[Code that draws figures]
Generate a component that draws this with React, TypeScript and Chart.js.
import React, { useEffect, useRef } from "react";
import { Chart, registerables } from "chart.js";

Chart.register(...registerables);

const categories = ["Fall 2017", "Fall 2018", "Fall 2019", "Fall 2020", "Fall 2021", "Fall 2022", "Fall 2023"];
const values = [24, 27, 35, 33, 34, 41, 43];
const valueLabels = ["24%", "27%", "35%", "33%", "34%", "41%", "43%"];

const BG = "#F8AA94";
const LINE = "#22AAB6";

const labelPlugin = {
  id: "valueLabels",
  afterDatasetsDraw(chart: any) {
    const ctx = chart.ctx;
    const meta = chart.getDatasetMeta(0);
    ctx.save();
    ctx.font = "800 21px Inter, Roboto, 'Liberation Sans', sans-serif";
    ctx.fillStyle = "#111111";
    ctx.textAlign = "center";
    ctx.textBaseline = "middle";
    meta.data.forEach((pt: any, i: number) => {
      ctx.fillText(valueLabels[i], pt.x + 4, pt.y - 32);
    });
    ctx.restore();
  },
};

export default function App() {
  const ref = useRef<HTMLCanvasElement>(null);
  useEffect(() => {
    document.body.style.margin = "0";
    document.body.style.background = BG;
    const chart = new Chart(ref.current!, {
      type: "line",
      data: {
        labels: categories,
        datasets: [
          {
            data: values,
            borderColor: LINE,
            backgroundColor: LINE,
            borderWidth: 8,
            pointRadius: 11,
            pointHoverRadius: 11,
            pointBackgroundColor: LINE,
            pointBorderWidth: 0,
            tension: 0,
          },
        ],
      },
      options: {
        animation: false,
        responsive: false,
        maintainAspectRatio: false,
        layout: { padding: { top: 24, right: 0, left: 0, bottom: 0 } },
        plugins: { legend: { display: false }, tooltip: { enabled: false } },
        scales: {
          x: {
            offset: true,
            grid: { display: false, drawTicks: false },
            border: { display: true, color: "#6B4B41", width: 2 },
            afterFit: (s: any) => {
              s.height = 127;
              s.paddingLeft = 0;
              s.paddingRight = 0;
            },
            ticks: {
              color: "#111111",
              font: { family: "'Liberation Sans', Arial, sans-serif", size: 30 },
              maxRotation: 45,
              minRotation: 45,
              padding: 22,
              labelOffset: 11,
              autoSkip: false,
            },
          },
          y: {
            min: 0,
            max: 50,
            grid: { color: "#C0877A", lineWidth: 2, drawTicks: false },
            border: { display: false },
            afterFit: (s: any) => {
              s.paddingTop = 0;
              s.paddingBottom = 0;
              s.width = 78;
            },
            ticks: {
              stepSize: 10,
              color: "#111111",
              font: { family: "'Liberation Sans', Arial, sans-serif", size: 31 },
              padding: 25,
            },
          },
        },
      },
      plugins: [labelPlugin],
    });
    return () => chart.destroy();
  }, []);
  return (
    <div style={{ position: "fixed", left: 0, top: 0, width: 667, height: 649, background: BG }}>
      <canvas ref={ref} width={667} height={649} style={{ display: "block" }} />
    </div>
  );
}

* * *

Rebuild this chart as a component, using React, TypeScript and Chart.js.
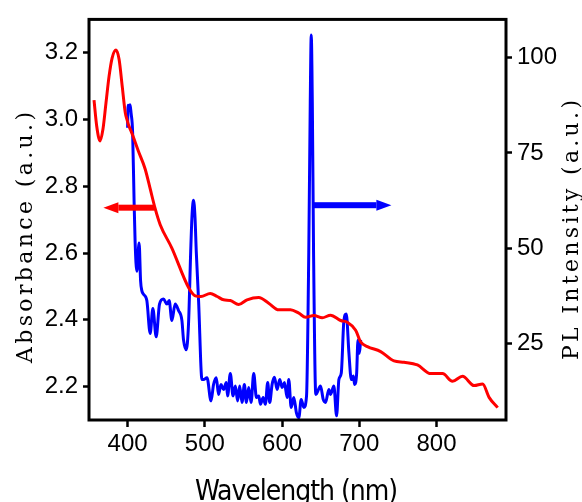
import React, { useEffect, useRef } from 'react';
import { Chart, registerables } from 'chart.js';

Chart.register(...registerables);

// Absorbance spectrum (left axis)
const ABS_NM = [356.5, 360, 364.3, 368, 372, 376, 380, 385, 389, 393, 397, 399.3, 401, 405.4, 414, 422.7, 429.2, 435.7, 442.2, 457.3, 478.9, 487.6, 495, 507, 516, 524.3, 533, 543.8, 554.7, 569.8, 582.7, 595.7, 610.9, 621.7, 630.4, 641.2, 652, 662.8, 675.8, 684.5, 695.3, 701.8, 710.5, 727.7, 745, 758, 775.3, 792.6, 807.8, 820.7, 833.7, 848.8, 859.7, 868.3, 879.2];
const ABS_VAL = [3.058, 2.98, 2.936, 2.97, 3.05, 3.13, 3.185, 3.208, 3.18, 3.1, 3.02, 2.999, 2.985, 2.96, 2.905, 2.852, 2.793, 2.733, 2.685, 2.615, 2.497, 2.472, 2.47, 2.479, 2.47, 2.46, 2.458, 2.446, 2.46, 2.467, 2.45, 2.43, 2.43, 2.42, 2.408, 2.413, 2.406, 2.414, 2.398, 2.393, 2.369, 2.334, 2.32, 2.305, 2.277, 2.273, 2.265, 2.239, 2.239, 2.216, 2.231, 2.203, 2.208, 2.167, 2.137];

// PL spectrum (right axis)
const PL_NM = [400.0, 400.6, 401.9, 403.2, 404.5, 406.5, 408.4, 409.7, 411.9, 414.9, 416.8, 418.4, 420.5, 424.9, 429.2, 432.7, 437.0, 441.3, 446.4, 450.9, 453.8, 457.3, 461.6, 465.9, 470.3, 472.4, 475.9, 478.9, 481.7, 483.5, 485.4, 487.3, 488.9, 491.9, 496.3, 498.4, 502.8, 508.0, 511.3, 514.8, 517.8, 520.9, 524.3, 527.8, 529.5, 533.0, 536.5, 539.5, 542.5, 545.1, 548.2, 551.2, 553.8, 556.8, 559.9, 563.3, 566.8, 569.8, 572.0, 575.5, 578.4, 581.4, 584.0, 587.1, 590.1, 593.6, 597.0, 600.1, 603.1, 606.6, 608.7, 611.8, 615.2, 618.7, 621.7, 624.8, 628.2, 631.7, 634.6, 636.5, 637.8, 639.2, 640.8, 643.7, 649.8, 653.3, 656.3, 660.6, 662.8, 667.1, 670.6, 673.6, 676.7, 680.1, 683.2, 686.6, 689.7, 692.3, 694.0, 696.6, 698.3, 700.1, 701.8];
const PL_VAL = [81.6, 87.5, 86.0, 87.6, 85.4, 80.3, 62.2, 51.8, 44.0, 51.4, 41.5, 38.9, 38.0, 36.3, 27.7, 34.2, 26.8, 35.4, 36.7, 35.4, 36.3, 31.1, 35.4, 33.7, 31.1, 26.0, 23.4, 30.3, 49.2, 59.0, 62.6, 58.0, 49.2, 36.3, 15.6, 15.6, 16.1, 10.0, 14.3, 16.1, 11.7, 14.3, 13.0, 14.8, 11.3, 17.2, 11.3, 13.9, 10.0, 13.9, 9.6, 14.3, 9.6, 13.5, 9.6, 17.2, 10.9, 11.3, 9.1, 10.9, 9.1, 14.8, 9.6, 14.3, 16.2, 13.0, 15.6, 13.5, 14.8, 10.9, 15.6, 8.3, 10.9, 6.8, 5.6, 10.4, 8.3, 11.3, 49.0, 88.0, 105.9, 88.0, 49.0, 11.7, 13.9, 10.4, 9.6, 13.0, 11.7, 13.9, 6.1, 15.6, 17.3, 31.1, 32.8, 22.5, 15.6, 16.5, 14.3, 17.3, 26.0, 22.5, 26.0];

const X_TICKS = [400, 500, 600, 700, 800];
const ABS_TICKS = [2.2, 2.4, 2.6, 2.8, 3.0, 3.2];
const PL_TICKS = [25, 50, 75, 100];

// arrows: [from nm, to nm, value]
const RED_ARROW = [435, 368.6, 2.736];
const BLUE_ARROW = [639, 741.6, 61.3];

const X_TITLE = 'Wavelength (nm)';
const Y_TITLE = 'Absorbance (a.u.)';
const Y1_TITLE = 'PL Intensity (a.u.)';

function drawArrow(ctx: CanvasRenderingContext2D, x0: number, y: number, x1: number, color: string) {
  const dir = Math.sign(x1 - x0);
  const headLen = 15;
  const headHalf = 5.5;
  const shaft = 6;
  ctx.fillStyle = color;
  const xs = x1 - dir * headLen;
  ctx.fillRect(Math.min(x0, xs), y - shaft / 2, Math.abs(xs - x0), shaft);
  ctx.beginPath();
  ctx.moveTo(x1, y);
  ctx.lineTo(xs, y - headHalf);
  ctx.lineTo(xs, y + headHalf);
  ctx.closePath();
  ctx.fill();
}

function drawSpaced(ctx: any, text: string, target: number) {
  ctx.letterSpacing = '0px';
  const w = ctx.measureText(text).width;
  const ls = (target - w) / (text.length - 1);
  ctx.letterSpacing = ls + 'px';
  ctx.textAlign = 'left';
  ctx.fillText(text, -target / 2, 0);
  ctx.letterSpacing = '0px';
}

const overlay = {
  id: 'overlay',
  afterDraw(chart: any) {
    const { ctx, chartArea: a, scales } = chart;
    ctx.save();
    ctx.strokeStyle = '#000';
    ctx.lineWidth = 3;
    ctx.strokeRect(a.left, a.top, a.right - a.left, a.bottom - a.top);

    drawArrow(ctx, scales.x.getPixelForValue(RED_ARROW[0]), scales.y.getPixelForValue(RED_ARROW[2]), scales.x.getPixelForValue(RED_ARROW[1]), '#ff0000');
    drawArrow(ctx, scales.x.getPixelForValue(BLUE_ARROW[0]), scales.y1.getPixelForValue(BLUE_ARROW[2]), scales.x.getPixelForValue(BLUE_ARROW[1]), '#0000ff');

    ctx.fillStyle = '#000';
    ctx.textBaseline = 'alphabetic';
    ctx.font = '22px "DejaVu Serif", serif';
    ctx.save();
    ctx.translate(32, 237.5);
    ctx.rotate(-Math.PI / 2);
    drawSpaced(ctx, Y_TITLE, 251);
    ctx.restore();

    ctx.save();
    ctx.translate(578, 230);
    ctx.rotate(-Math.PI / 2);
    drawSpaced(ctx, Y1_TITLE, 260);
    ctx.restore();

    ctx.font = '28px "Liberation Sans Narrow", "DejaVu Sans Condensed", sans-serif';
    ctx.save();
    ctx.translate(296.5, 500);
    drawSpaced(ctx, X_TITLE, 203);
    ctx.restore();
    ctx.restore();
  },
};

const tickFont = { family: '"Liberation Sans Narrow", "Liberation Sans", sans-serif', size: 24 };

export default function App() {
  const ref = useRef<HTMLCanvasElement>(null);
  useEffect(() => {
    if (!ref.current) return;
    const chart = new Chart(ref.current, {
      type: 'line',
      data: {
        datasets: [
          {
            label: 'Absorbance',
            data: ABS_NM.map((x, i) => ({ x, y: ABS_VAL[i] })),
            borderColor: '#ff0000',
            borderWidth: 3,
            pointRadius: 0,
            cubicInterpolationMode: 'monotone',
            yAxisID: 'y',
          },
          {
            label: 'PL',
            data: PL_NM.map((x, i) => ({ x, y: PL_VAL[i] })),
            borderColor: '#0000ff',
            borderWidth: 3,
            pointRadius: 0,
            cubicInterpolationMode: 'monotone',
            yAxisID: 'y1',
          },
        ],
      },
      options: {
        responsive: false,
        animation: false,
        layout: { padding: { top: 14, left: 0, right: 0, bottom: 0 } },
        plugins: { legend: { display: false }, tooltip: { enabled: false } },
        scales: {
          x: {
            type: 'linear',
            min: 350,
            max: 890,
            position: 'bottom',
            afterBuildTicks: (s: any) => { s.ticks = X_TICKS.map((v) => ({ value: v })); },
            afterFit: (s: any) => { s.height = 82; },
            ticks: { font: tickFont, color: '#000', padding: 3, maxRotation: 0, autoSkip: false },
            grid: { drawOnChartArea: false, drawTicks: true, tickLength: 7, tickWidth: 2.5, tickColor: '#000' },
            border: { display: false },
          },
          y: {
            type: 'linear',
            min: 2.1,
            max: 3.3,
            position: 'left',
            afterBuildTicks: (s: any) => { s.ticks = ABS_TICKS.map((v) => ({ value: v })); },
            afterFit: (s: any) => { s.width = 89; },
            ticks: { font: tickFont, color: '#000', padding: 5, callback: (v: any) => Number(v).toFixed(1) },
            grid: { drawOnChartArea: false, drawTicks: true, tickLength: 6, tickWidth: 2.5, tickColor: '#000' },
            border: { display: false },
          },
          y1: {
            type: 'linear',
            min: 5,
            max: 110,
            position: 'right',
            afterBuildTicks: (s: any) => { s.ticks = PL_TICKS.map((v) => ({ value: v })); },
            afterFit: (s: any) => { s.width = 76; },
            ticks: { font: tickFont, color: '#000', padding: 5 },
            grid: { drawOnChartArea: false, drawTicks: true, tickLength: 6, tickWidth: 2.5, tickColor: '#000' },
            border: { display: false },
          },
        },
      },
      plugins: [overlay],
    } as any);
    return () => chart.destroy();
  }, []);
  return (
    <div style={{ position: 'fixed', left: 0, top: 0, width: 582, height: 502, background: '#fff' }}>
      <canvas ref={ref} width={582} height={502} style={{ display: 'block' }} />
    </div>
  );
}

[What this task involves] Write down exactly what the lines above say, from the line holding "Rebuild this chart" through the line holding "2.208, 2.167, 2.137];", and nothing more. Do not copy the pictures.

[Answer to the exercise]
Rebuild this chart as a component, using React, TypeScript and Chart.js.
import React, { useEffect, useRef } from 'react';
import { Chart, registerables } from 'chart.js';

Chart.register(...registerables);

// Absorbance spectrum (left axis)
const ABS_NM = [356.5, 360, 364.3, 368, 372, 376, 380, 385, 389, 393, 397, 399.3, 401, 405.4, 414, 422.7, 429.2, 435.7, 442.2, 457.3, 478.9, 487.6, 495, 507, 516, 524.3, 533, 543.8, 554.7, 569.8, 582.7, 595.7, 610.9, 621.7, 630.4, 641.2, 652, 662.8, 675.8, 684.5, 695.3, 701.8, 710.5, 727.7, 745, 758, 775.3, 792.6, 807.8, 820.7, 833.7, 848.8, 859.7, 868.3, 879.2];
const ABS_VAL = [3.058, 2.98, 2.936, 2.97, 3.05, 3.13, 3.185, 3.208, 3.18, 3.1, 3.02, 2.999, 2.985, 2.96, 2.905, 2.852, 2.793, 2.733, 2.685, 2.615, 2.497, 2.472, 2.47, 2.479, 2.47, 2.46, 2.458, 2.446, 2.46, 2.467, 2.45, 2.43, 2.43, 2.42, 2.408, 2.413, 2.406, 2.414, 2.398, 2.393, 2.369, 2.334, 2.32, 2.305, 2.277, 2.273, 2.265, 2.239, 2.239, 2.216, 2.231, 2.203, 2.208, 2.167, 2.137];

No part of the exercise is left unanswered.